On Sunday Aug. 13, Robert Bickard, beloved Oceanside veteran, firefighter, American Legion and Knights of Columbus member died peacefully at his home.
The cause of death was a heart attack. His memorial ceremonies and funeral were marked by testaments to his life of service. “We didn’t use a hearse,” his son Frank said. “He rode his engine, 247, from the South Side Hose Company.
“From the moment he was laid out in the funeral home, to the moment they took him away, his fire truck was waiting there in the parking lot.”
The funeral procession drove through Oceanside to Bickard’s home. When it got there, Fire Department vehicles turned on their emergency lights while Frank and his brother Richard laid a flowered cross on a chair on his porch. “He used to love sitting on his stoop at night.”
Bickard grew up in Oceanside. “He lived for Oceanside,” Frank said. “His heart was always in Oceanside.” When his family moved to Lindenhurst, Bickard still returned to serve in the Oceanside Fire Department. At the time of his death, he had been with the department for 52 years.
After Sept. 11, 2001, Bickard and other Oceanside Fire Department members went into Manhattan to assist with the cleanup. John Bacon was his partner during those efforts, which he described as “heartbreaking.”
Bacon said that Bickard’s presence at ground zero was a comfort. “He really just made you feel secure when you were with him.” In a eulogy he delivered at Bickard’s funeral mass at St. Anthony’s Church, Bacon called him a “truly amazing man,” and “a hero.”
Bickard’s son Richard said that the funeral helped him realize “how much people respected him,” adding, “I could believe the effect he had on the community.”
Frank and Richard both remembered the impact he had on their own lives. “Any time I needed something, my mother gave it to me.” Richard recalled, “and any time I wanted something, my father made me work for it… He made me the man I am, and the father I am today.” Richard added that although he was tough on his sons, he loved to spoil his four grandchildren.
Bickford’s youngest grandchild is ten years old. “I’m glad they got a good long time to get to know him,” Frank said, adding that he never missed his grandson’s soccer home games.

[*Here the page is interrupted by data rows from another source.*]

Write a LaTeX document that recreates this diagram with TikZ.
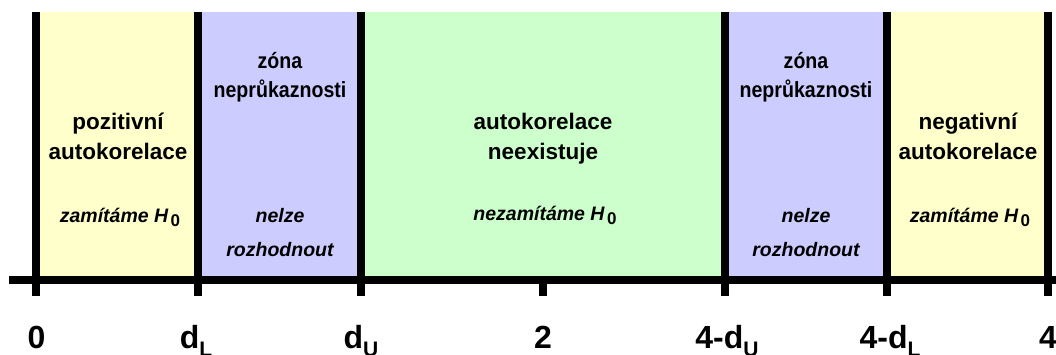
\documentclass[tikz,border=0pt]{standalone}
\usepackage{fontspec}
\setmainfont{Liberation Sans}
\newfontfamily\narrowsans[FakeStretch=0.89]{Liberation Sans}
\usetikzlibrary{calc}
\definecolor{rejectfill}{HTML}{FFFFCC}
\definecolor{zonefill}{HTML}{CCCCFF}
\definecolor{keepfill}{HTML}{CCFFCC}
\newcommand{\Hnull}{H\kern2.5pt\raisebox{-4pt}{\fontsize{17}{17}\selectfont\upshape 0}}
\newcommand{\sub}[1]{\raisebox{-8pt}{\fontsize{21}{21}\selectfont #1}}
\begin{document}
\begin{tikzpicture}[x=1pt,y=-1pt,
  bar/.style={line width=8pt},
  head/.style={font=\fontsize{22.5}{26}\selectfont\bfseries, anchor=base, inner sep=0pt},
  zonehead/.style={font=\narrowsans\fontsize{22}{26}\selectfont\bfseries, anchor=base, inner sep=0pt},
  note/.style={font=\fontsize{19.5}{22}\selectfont\bfseries\itshape, anchor=base, inner sep=0pt},
  ticklab/.style={font=\fontsize{32}{32}\selectfont\bfseries, anchor=base, inner sep=0pt}]
\useasboundingbox (0,0) rectangle (1056,354);
% boundaries of the zones
\coordinate (b0) at (36,12);
\coordinate (b1) at (198,12);
\coordinate (b2) at (361,12);
\coordinate (b3) at (725,12);
\coordinate (b4) at (887,12);
\coordinate (b5) at (1048,12);
% zone fills
\fill[rejectfill] (b0) rectangle (198,280);
\fill[zonefill] (b1) rectangle (361,280);
\fill[keepfill] (b2) rectangle (725,280);
\fill[zonefill] (b3) rectangle (887,280);
\fill[rejectfill] (b4) rectangle (1048,280);
% axis
\coordinate (axL) at (9,280);
\coordinate (axR) at (1056,280);
\draw[line width=7.5pt] (axL) -- (axR);
% boundary lines with ticks
\foreach \b in {b0,b1,b2,b3,b4,b5}
  \draw[bar] (\b) -- ($(\b)+(0,284)$);
\coordinate (mid) at (543,280);
\draw[bar] (mid) -- ++(0,16);
% zone texts
\node[head] (t1a) at (118,129) {pozitivní};
\node[head] (t1b) at (118,159) {autokorelace};
\node[note] (t1c) at (120,222) {zamítáme \Hnull};
\node[zonehead] (t2a) at (280,68) {zóna};
\node[zonehead] (t2b) at (280,97) {neprůkaznosti};
\node[note] (t2c) at (280,222) {nelze};
\node[note] (t2d) at (280,256) {rozhodnout};
\node[head] (t3a) at (543,129) {autokorelace};
\node[head] (t3b) at (543,159) {neexistuje};
\node[note] (t3c) at (545,220) {nezamítáme \Hnull};
\node[zonehead] (t4a) at (806,68) {zóna};
\node[zonehead] (t4b) at (806,97) {neprůkaznosti};
\node[note] (t4c) at (806,222) {nelze};
\node[note] (t4d) at (806,256) {rozhodnout};
\node[head] (t5a) at (968,129) {negativní};
\node[head] (t5b) at (968,159) {autokorelace};
\node[note] (t5c) at (970,222) {zamítáme \Hnull};
% tick labels
\node[ticklab] (l0) at (36.5,348) {0};
\node[ticklab] (l1) at (196,348) {d\sub{L}};
\node[ticklab] (l2) at (361,348) {d\sub{U}};
\node[ticklab] (l3) at (543,348) {2};
\node[ticklab] (l4) at (727,348) {4-d\sub{U}};
\node[ticklab] (l5) at (890,348) {4-d\sub{L}};
\node[ticklab] (l6) at (1048,348) {4};
\end{tikzpicture}
\end{document}
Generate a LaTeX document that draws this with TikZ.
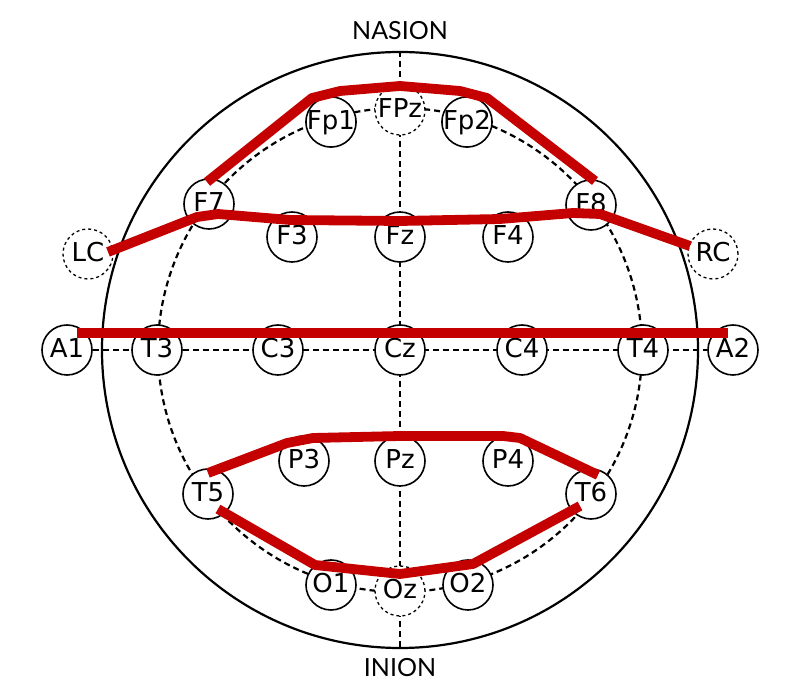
\documentclass[tikz,border=0pt]{standalone}
\usepackage{fontspec}
\setmainfont{DejaVu Sans}
\newfontfamily\landmarkfont{Lato}
\usetikzlibrary{backgrounds}

\definecolor{eegred}{RGB}{196,0,0}

\begin{document}
\begin{tikzpicture}[x=0.5pt, y=-0.5pt,
        electrode/.style = {circle, draw, fill=white, line width=0.8pt,
            minimum size=25pt, inner sep=0pt, text height=0.73em, text depth=0pt,
            font=\fontsize{13}{13}\selectfont},
        ghost/.style = {electrode, dash pattern=on 1.5pt off 1.5pt, line width=0.65pt},
        guide/.style = {line width=1.1pt, dash pattern=on 3pt off 2pt},
        montage/.style = {draw=eegred, line width=4.9pt, line join=round},
        landmark/.style = {font=\landmarkfont\fontsize{12.5}{12.5}\selectfont}]
            \useasboundingbox (0,0) rectangle (800,700);

            % Head outline and the 10-20 ring
            \node[circle, draw, line width=1.1pt, minimum size=298pt, inner sep=0pt] (head) at (400,350) {};
            \node[circle, draw, guide, minimum size=242pt, inner sep=0pt] (ring) at (400,350) {};

            % Electrodes
            \foreach \name/\x/\y in {Fp1/331/122, Fp2/467/122,
                F7/209/204, F3/292/237, Fz/400/237, F4/508/237, F8/591/205,
                A1/67/350, T3/157/350, C3/278/350, Cz/400/350, C4/522/350, T4/643/350, A2/733/350,
                T5/208/494, P3/304/461, Pz/400/461, P4/508/461, T6/591/494,
                O1/331/585, O2/468/585} {
                \node[electrode] (\name) at (\x,\y) {\name};
            }
            \foreach \name/\x/\y in {FPz/400/110, Oz/400/591, LC/88/254, RC/713/254} {
                \node[ghost] (\name) at (\x,\y) {\name};
            }

            % Midlines behind the electrodes
            \begin{scope}[on background layer]
                \draw[guide] (head.north) -- (head.south);
                \draw[guide] (A1) -- (A2);
            \end{scope}

            % Montage chains
            \draw[montage] ([shift={(-2,-22)}]F7.center) -- ([shift={(-19,-24)}]Fp1.center)
                -- ([shift={(9,-31)}]Fp1.center) -- ([shift={(0,-24)}]FPz.center)
                -- ([shift={(-7,-31)}]Fp2.center) -- ([shift={(20,-24)}]Fp2.center)
                -- ([shift={(4,-24)}]F8.center);
            \draw[montage] ([shift={(20,-2)}]LC.center) -- ([shift={(-12,13)}]F7.center)
                -- ([shift={(9,10)}]F7.center) -- ([shift={(-2,-17)}]F3.center)
                -- ([shift={(0,-16)}]Fz.center) -- ([shift={(-8,-18)}]F4.center)
                -- ([shift={(-18,8)}]F8.center) -- ([shift={(9,9)}]F8.center)
                -- ([shift={(-23,-8)}]RC.center);
            \draw[montage] ([shift={(10,-17)}]A1.center) -- ([shift={(-5,-17)}]A2.center);
            \draw[montage] ([shift={(0,-21)}]T5.center) -- ([shift={(-17,-18)}]P3.center)
                -- ([shift={(9,-23)}]P3.center) -- ([shift={(0,-25)}]Pz.center)
                -- ([shift={(-5,-25)}]P4.center) -- ([shift={(12,-23)}]P4.center)
                -- ([shift={(7,-19)}]T6.center);
            \draw[montage] ([shift={(10,15)}]T5.center) -- ([shift={(-16,-20)}]O1.center)
                -- ([shift={(0,-17)}]Oz.center) -- ([shift={(5,-21)}]O2.center)
                -- ([shift={(-11,12)}]T6.center);

            % Landmarks
            \node[landmark] (nasion) at (400,31) {NASION};
            \node[landmark] (inion) at (400,668) {INION};
        \end{tikzpicture}
\end{document}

Bickford’s sons also remembered his punctuality. “Anytime we had an event,” Richard said, “my father was early. He’d knock on the door, I’d open it and say, as a joke, ‘Come back in twenty minutes’ and close the door in his face.” Richard chuckled before recounting how he’d quickly reopen the door and invite his father
Frank said that the thing he would miss most was his father’s presence around the holidays. “My dad came to my house every Christmas morning. He would call me the day before, and the day before that, and before that, asking ‘What time do you want me there?’” Even though Frank always told him, 9 a.m. “On Christmas morning, without fail, he’d show up at 6 o’clock.”
Frank said that the next Christmas would be difficult without those phone calls as well as New Years, and Fathers’ Day. “I feel like I lost a piece of me… My dad, my best friend.” His heart has been broken before, he said, “but this heartbreak is different. This was unconditional love.”
In addition to his two sons and grandchildren, Shelly, Corey, Connor and AJ, Bickard is survived by his girlfriend Joan.